[BEGIN]

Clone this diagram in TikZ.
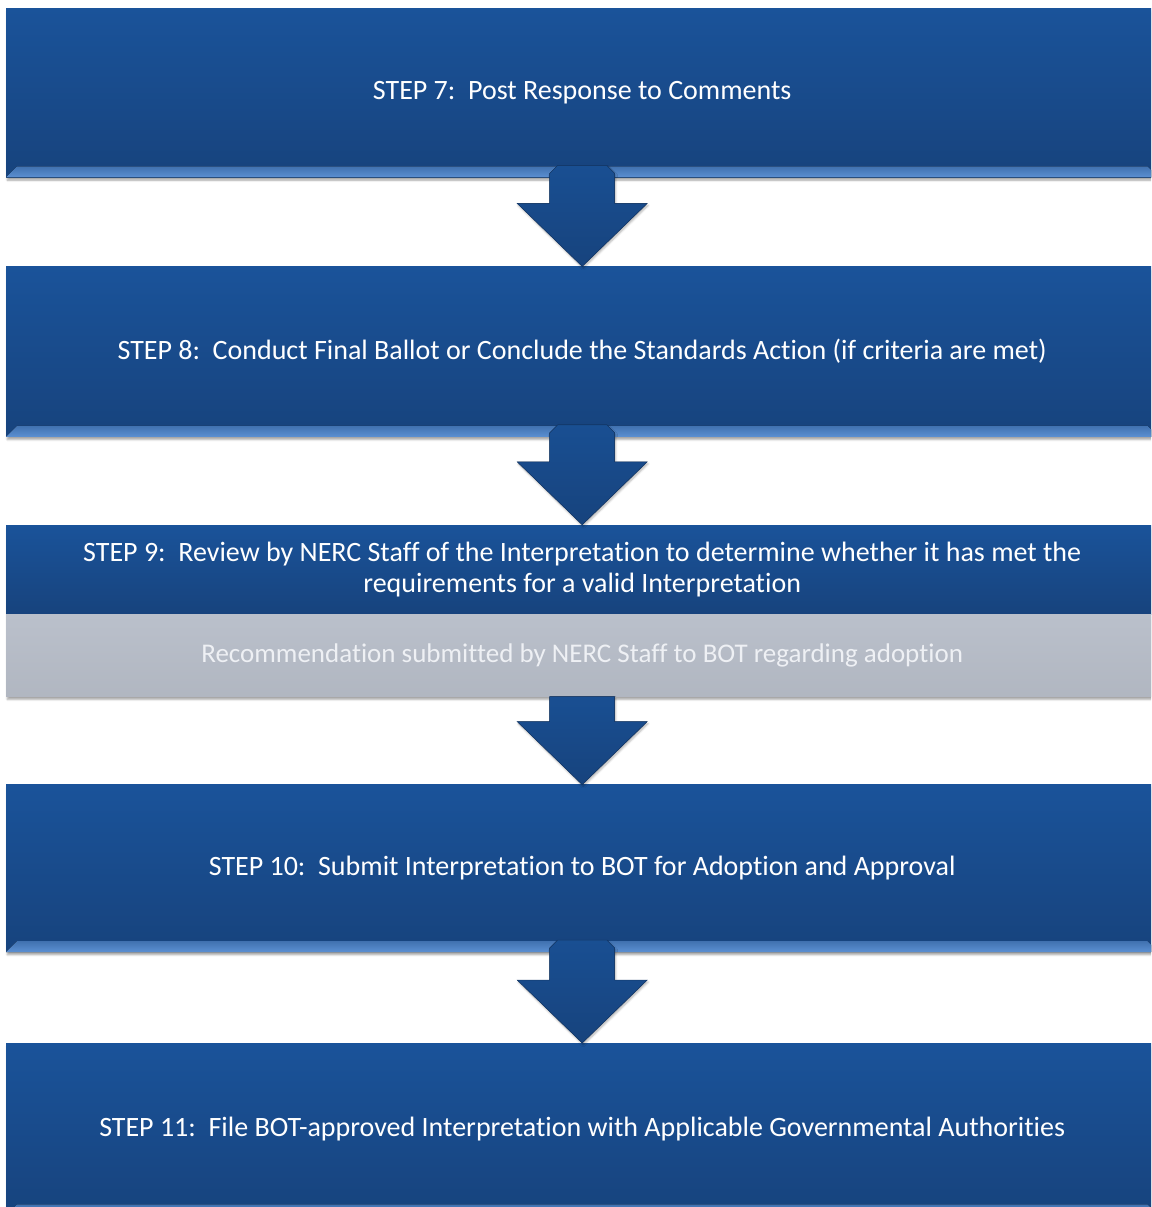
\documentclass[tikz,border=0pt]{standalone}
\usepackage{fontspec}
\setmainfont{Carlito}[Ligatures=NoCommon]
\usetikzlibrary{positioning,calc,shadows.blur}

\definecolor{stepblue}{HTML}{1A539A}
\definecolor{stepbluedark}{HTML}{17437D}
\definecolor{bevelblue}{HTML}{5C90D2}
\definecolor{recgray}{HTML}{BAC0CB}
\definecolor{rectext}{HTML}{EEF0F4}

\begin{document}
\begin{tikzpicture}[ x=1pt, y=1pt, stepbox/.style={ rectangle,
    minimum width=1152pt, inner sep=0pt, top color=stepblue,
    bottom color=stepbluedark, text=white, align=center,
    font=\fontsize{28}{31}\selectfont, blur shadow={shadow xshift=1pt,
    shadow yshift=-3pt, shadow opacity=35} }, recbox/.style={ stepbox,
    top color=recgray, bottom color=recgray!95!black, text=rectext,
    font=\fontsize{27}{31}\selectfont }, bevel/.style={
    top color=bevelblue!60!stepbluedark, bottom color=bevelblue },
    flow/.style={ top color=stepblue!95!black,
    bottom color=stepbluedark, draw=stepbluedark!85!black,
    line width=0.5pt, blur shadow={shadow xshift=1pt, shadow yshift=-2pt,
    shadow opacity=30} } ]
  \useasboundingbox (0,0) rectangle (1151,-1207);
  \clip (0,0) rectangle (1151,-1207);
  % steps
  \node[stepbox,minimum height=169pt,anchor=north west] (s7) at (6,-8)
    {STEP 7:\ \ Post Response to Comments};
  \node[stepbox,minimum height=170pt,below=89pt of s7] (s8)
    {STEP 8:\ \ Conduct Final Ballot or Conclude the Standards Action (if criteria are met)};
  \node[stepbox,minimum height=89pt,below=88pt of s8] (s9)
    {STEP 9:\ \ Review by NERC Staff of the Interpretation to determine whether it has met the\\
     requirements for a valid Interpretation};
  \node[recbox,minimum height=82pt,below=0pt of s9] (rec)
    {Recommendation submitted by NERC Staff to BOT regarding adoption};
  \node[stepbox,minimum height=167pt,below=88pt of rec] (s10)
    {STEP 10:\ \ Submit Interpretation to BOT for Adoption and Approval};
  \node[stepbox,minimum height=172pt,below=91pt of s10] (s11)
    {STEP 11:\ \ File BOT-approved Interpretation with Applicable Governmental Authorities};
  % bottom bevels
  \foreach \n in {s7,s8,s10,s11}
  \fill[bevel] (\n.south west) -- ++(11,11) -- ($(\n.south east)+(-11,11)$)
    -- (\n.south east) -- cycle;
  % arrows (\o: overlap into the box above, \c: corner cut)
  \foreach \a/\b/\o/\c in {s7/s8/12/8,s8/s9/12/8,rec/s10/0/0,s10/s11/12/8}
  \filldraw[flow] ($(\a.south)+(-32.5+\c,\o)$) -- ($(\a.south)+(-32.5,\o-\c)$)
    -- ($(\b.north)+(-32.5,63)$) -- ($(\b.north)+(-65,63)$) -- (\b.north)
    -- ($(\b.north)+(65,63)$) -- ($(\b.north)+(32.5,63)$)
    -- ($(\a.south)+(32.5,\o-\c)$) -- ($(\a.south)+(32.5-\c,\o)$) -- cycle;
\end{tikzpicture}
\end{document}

[END]
[BEGIN]

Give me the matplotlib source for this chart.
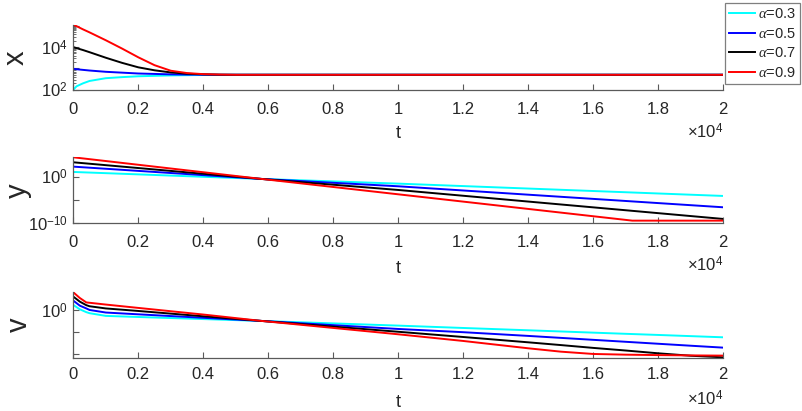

[END]
[BEGIN]

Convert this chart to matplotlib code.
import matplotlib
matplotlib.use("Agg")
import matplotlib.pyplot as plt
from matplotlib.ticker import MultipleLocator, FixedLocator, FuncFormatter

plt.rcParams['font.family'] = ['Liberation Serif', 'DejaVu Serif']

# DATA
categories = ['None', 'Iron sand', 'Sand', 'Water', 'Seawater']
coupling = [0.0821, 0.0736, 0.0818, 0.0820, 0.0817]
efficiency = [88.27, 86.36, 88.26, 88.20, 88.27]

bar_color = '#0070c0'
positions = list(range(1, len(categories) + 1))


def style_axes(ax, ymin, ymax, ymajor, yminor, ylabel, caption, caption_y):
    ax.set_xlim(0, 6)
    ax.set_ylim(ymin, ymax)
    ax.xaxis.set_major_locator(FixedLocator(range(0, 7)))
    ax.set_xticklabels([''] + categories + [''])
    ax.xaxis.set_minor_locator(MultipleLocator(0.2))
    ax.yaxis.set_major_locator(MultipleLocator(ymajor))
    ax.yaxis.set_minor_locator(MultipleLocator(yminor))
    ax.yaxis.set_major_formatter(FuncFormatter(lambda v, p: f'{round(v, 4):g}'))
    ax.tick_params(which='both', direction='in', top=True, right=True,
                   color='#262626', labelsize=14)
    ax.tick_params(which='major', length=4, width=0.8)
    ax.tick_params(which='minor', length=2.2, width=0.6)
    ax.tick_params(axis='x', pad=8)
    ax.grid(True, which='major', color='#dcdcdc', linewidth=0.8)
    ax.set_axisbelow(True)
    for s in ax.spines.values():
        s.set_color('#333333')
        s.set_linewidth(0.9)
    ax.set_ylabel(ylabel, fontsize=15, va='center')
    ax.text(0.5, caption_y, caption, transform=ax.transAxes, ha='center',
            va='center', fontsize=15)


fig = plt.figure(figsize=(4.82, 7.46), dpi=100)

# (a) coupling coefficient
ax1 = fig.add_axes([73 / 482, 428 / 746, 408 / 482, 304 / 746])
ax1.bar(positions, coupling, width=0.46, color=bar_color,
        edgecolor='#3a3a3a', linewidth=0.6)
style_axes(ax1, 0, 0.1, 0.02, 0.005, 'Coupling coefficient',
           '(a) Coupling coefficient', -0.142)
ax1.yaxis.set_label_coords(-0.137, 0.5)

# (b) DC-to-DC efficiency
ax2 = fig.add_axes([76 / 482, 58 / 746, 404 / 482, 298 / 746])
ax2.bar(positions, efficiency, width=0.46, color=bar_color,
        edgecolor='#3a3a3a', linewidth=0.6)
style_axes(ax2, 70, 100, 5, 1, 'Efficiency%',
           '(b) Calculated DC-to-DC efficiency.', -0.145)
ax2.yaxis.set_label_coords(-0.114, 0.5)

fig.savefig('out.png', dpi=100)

[END]

Stated task: Exactly repeat the lines from the line with "Convert this chart to matplotlib code." to the line with "positions = list(range(1, len(categories)", including both, and output nothing else.

Written solution:
Convert this chart to matplotlib code.
import matplotlib
matplotlib.use("Agg")
import matplotlib.pyplot as plt
from matplotlib.ticker import MultipleLocator, FixedLocator, FuncFormatter

plt.rcParams['font.family'] = ['Liberation Serif', 'DejaVu Serif']

# DATA
categories = ['None', 'Iron sand', 'Sand', 'Water', 'Seawater']
coupling = [0.0821, 0.0736, 0.0818, 0.0820, 0.0817]
efficiency = [88.27, 86.36, 88.26, 88.20, 88.27]

bar_color = '#0070c0'
positions = list(range(1, len(categories) + 1))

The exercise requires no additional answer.